- Location of Bollinger County, Missouri
- Coordinates: 37°10′18″N 90°00′49″W﻿ / ﻿37.17167°N 90.01361°W
- Country: United States
- State: Missouri
- County: Bollinger
- Township: Liberty
- Elevation: 397 ft (121 m)
- Time zone: UTC-6 (Central (CST))
- • Summer (DST): UTC-5 (CDT)
- Area code: 573
- GNIS feature ID: 741240

= Sank, Missouri =

Unincorporated community in Missouri, U.S.

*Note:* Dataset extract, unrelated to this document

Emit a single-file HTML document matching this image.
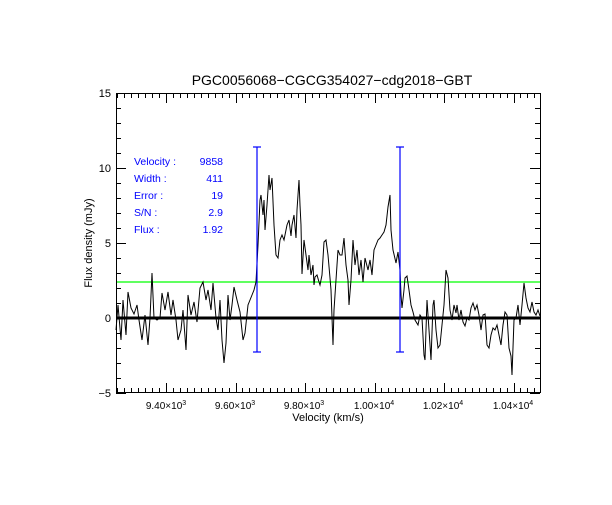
<!DOCTYPE html>
<html><head><meta charset="utf-8"><style>
body{margin:0;background:#fff}
svg text{font-family:"Liberation Sans",sans-serif}
</style></head><body>
<svg id="s" width="612" height="500" xmlns="http://www.w3.org/2000/svg">
<rect width="612" height="500" fill="#fff"/>
<g id="ticks" stroke="#000" stroke-width="1"></g>
<rect x="116.5" y="93.5" width="424" height="299" fill="none" stroke="#000"/>
<g font-size="11">
<text x="332" y="85" text-anchor="middle" font-size="14">PGC0056068−CGCG354027−cdg2018−GBT</text>
<g text-anchor="end">
<text x="111" y="97">15</text><text x="111" y="172">10</text><text x="111" y="247">5</text><text x="111" y="322">0</text><text x="111" y="397">−5</text>
</g>
<g text-anchor="middle" font-size="10">
<text x="166" y="409">9.40×10<tspan dy="-4" font-size="7">3</tspan></text>
<text x="235" y="409">9.60×10<tspan dy="-4" font-size="7">3</tspan></text>
<text x="304" y="409">9.80×10<tspan dy="-4" font-size="7">3</tspan></text>
<text x="374" y="409">1.00×10<tspan dy="-4" font-size="7">4</tspan></text>
<text x="443" y="409">1.02×10<tspan dy="-4" font-size="7">4</tspan></text>
<text x="513" y="409">1.04×10<tspan dy="-4" font-size="7">4</tspan></text>
</g>
<text x="328" y="421" text-anchor="middle">Velocity (km/s)</text>
<text transform="translate(92,243) rotate(-90)" text-anchor="middle">Flux density (mJy)</text>
</g>
<line x1="117" y1="282" x2="540" y2="282" stroke="#0f0" stroke-width="1.2"/>
<line x1="117" y1="318" x2="540" y2="318" stroke="#000" stroke-width="3"/>
<polyline id="d" fill="none" stroke="#000" stroke-width="1"/>
<g stroke="#00f" stroke-width="1.2">
<line x1="257" y1="147" x2="257" y2="352"/><line x1="253" y1="147" x2="261" y2="147"/><line x1="253" y1="352" x2="261" y2="352"/>
<line x1="400" y1="147" x2="400" y2="352"/><line x1="396" y1="147" x2="404" y2="147"/><line x1="396" y1="352" x2="404" y2="352"/>
</g>
<g fill="#00f" font-size="10.5">
<text x="134" y="165">Velocity :</text><text x="223" y="165" text-anchor="end">9858</text>
<text x="134" y="182">Width :</text><text x="223" y="182" text-anchor="end">411</text>
<text x="134" y="199">Error :</text><text x="223" y="199" text-anchor="end">19</text>
<text x="134" y="216">S/N :</text><text x="223" y="216" text-anchor="end">2.9</text>
<text x="134" y="233">Flux :</text><text x="223" y="233" text-anchor="end">1.92</text>
</g>
</svg>
<script>
var p=[116,330,118,305,121,340,123,300,126,335,128,292,131,308,134,314,137,305,139,320,142,340,145,315,148,345,150,318,152,273,154,318,157,320,160,318,162,293,165,310,168,292,171,315,173,300,176,320,178,340,181,330,183,310,186,350,188,295,191,315,194,302,197,322,200,288,203,282,206,300,208,290,211,310,213,283,216,318,218,330,220,300,222,340,224,363,226,343,228,295,230,320,232,305,234,287,237,300,240,312,243,340,245,333,248,305,250,300,252,295,254,290,256,282,258,245,260,200,261,195,263,215,264,200,265,230,267,205,269,175,270,190,272,178,274,225,276,255,278,258,280,240,282,235,284,240,286,230,287,225,289,220,291,236,292,225,294,215,296,238,297,210,299,180,300,205,301,225,302,274,304,240,306,255,308,270,309,255,311,275,313,265,314,285,315,277,317,275,319,282,320,285,322,275,324,242,326,240,328,255,330,278,331,290,333,345,334,310,336,280,338,250,340,255,342,255,344,238,346,265,348,280,349,305,351,280,353,240,355,265,357,250,359,275,361,260,363,282,365,258,368,270,370,260,372,275,374,250,376,245,378,240,380,238,382,235,384,232,386,225,388,207,390,195,391,230,393,250,396,263,398,252,400,270,401,295,402,308,404,290,405,278,407,276,409,290,411,305,413,312,415,320,418,325,420,315,422,318,424,355,425,360,427,300,429,330,431,360,433,305,434,300,436,330,438,348,440,345,442,325,444,305,446,270,448,278,450,310,452,320,454,305,456,313,457,305,459,320,461,310,463,322,465,326,467,318,469,320,471,308,473,303,475,310,477,305,479,315,481,330,483,315,485,314,487,345,489,348,491,335,493,328,495,330,497,325,499,335,501,345,503,325,505,312,507,315,509,348,511,356,512,375,514,320,516,318,518,305,520,325,522,305,524,283,526,298,528,308,530,312,532,302,534,312,536,315,538,310,540,316];
var s='';for(var i=0;i<p.length;i+=2)s+=p[i]+','+p[i+1]+' ';
document.getElementById('d').setAttribute('points',s);
var g=document.getElementById('ticks'),h='';
for(var v=-5;v<=15;v++){var y=318-v*15+0.5,L=(v%5==0)?10:5;h+='<line x1="116" y1="'+y+'" x2="'+(116+L)+'" y2="'+y+'"/><line x1="540" y1="'+y+'" x2="'+(540-L)+'" y2="'+y+'"/>';}
for(var u=9260;u<=10470;u+=20){var x=Math.round(166+(u-9400)*0.3475)+0.5,L=(u%200==0)?10:5;h+='<line x1="'+x+'" y1="393" x2="'+x+'" y2="'+(393-L)+'"/><line x1="'+x+'" y1="93" x2="'+x+'" y2="'+(93+L)+'"/>';}
g.innerHTML=h;
</script>
</body></html>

Sank is an unincorporated community in the south-central part of Liberty Township in Bollinger County, Missouri, United States. The community is accessed via a county road, one mile north of Missouri Route 51. The confluence of Clubb and Hawker creeks lies just to the southwest of the location and the Sank State Wildlife Area is located along the south side of Route 51 and Hawker Creek. Zalma lies four miles to the southwest and Dongola is three miles east. Marble Hill is about nine miles to the north-northeast along Route 51.

==History==
Sank's name was bestowed by Jasper Cooper, who owned a store there and had applied for a post office in 1915. In choosing the post office's and community's name, he decided on the name Sank because it was the nickname of a friend and prominent man in the community, "Sank" Fowler. The post office was in operation between 1912 and 1920, and 1925–1954.